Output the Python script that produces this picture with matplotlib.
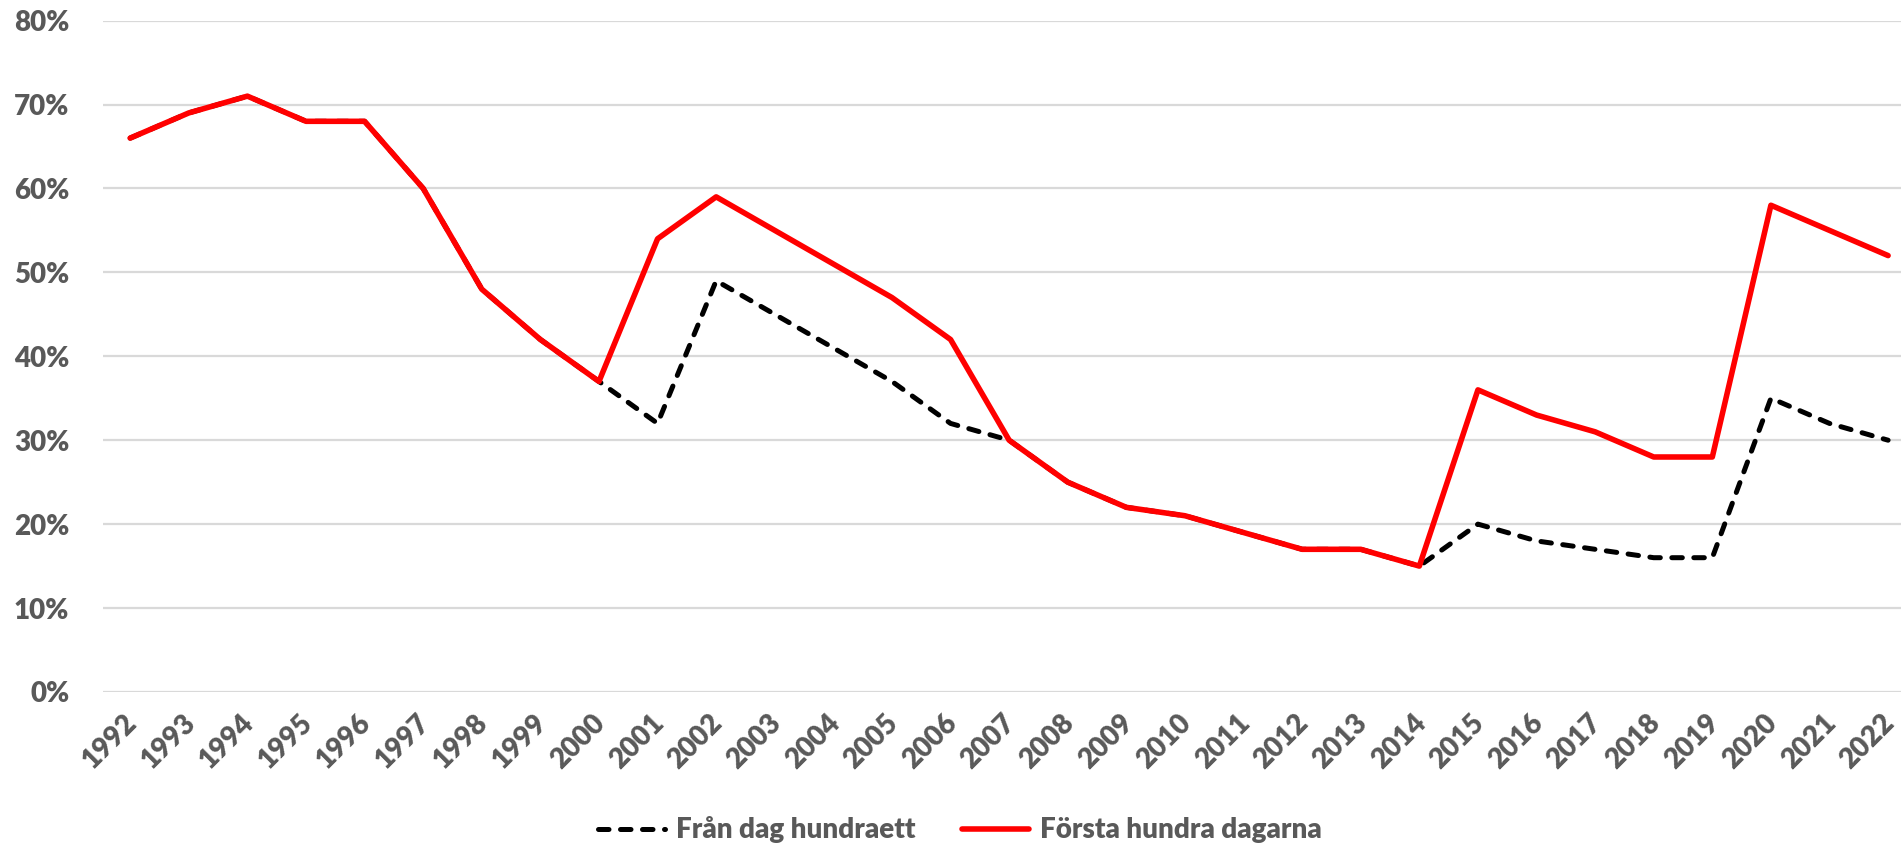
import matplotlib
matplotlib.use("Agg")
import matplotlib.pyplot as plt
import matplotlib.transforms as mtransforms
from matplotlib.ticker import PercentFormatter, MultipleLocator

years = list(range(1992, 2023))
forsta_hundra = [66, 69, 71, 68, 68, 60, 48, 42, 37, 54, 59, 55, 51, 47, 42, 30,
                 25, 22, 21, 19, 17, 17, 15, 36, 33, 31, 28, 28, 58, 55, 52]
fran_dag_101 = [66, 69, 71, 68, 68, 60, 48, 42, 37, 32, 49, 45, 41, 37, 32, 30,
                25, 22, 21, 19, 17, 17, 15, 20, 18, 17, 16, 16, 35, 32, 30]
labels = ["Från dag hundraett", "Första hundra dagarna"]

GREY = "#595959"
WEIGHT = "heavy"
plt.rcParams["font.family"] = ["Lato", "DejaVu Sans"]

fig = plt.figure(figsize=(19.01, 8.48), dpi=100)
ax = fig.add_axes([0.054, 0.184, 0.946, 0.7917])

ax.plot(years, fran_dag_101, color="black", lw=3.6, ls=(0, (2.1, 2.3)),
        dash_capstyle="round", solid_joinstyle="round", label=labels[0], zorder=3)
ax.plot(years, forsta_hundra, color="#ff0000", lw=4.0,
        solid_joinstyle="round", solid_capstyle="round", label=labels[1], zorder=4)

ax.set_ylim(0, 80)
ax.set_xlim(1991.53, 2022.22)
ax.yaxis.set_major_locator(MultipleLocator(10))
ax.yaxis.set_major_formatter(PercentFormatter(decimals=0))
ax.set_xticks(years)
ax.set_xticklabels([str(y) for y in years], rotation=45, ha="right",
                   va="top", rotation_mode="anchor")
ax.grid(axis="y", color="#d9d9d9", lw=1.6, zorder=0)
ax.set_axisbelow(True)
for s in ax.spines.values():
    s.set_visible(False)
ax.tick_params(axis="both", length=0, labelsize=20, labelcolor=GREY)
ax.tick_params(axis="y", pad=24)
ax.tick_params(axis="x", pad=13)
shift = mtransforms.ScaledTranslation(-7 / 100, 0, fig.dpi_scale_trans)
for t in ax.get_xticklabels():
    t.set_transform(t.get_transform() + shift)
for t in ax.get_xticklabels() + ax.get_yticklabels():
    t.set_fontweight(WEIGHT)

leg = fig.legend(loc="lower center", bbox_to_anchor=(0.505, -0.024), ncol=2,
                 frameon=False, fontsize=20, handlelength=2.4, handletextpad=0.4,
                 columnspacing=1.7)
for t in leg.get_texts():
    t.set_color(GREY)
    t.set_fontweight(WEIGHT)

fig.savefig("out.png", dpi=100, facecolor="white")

[TASK REQUIREMENTS]: Copy the material shown above in full and exactly. Skip the pictures.

[REPLY TO THE EXERCISE]:
Output the Python script that produces this picture with matplotlib.
import matplotlib
matplotlib.use("Agg")
import matplotlib.pyplot as plt
import matplotlib.transforms as mtransforms
from matplotlib.ticker import PercentFormatter, MultipleLocator

years = list(range(1992, 2023))
forsta_hundra = [66, 69, 71, 68, 68, 60, 48, 42, 37, 54, 59, 55, 51, 47, 42, 30,
                 25, 22, 21, 19, 17, 17, 15, 36, 33, 31, 28, 28, 58, 55, 52]
fran_dag_101 = [66, 69, 71, 68, 68, 60, 48, 42, 37, 32, 49, 45, 41, 37, 32, 30,
                25, 22, 21, 19, 17, 17, 15, 20, 18, 17, 16, 16, 35, 32, 30]
labels = ["Från dag hundraett", "Första hundra dagarna"]

GREY = "#595959"
WEIGHT = "heavy"
plt.rcParams["font.family"] = ["Lato", "DejaVu Sans"]

fig = plt.figure(figsize=(19.01, 8.48), dpi=100)
ax = fig.add_axes([0.054, 0.184, 0.946, 0.7917])

ax.plot(years, fran_dag_101, color="black", lw=3.6, ls=(0, (2.1, 2.3)),
        dash_capstyle="round", solid_joinstyle="round", label=labels[0], zorder=3)
ax.plot(years, forsta_hundra, color="#ff0000", lw=4.0,
        solid_joinstyle="round", solid_capstyle="round", label=labels[1], zorder=4)

ax.set_ylim(0, 80)
ax.set_xlim(1991.53, 2022.22)
ax.yaxis.set_major_locator(MultipleLocator(10))
ax.yaxis.set_major_formatter(PercentFormatter(decimals=0))
ax.set_xticks(years)
ax.set_xticklabels([str(y) for y in years], rotation=45, ha="right",
                   va="top", rotation_mode="anchor")
ax.grid(axis="y", color="#d9d9d9", lw=1.6, zorder=0)
ax.set_axisbelow(True)
for s in ax.spines.values():
    s.set_visible(False)
ax.tick_params(axis="both", length=0, labelsize=20, labelcolor=GREY)
ax.tick_params(axis="y", pad=24)
ax.tick_params(axis="x", pad=13)
shift = mtransforms.ScaledTranslation(-7 / 100, 0, fig.dpi_scale_trans)
for t in ax.get_xticklabels():
    t.set_transform(t.get_transform() + shift)
for t in ax.get_xticklabels() + ax.get_yticklabels():
    t.set_fontweight(WEIGHT)

leg = fig.legend(loc="lower center", bbox_to_anchor=(0.505, -0.024), ncol=2,
                 frameon=False, fontsize=20, handlelength=2.4, handletextpad=0.4,
                 columnspacing=1.7)
for t in leg.get_texts():
    t.set_color(GREY)
    t.set_fontweight(WEIGHT)

fig.savefig("out.png", dpi=100, facecolor="white")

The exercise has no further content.